助けを求める手紙を受け取ったケアリ・トマスは、その苦境をアメリカ中の女性たちに伝えました。すると、津田梅子に協力したいという女性たちの寄付が全米から寄せられてきたのです。その額は現在の金額で4000万円。この援助により学校の経営は窮地を救われました。

 

また生徒のレベルが上がらないと悩む津田梅子を助けたのは、ブリンマー大学の同級生アナ・ハーツホンでした。ハーツホンは津田梅子の訴えを聞くと来日。その後38年に渡って教壇に立ち続け、高等教育の実現に貢献することになりました。

 

その他にも津田梅子の支援者となったのが、陸軍大将夫人の大山捨松(おおやますてまつ)実は捨松は津田梅子の最初の留学のさい、共にアメリカに渡った少女の一人。英語、フランス語、ドイツ語と3か国語を身に着けて帰国しましたが、キャリアをいかす方法がなく結婚の道を選んでいました。

 

津田梅子同様、女性の社会参加に熱い思いを持ち続けていた捨松。無償で学校の顧問を引き受け、資金繰りに奮闘し生涯に渡って津田梅子をサポートしました。

 

同士たちの支援に支えられ女子英学塾の運営は徐々に軌道に乗っていきました。
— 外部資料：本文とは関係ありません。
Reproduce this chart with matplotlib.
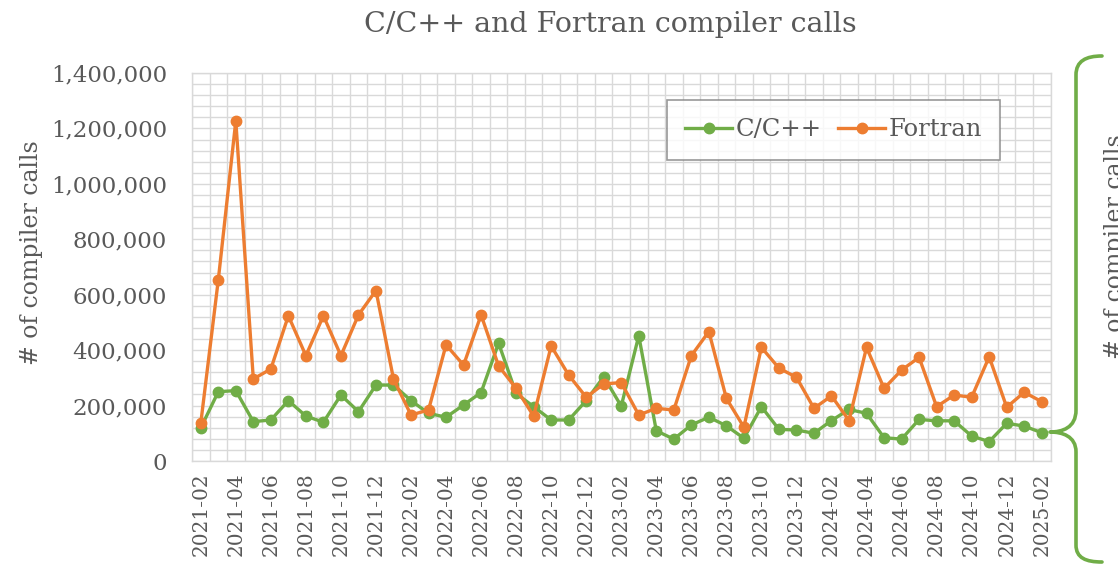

最初10人だった生徒も5年後には120人に。その教育水準は男性にも匹敵する高いものであることが次第に知られるようになり、卒業生は資格試験なしで政府から教員になる許可を与えられました。

 

津田梅子の教えを受けた生徒たちは全国で教壇に立ち、社会で働きたいという女性たちに道を開いていったのです。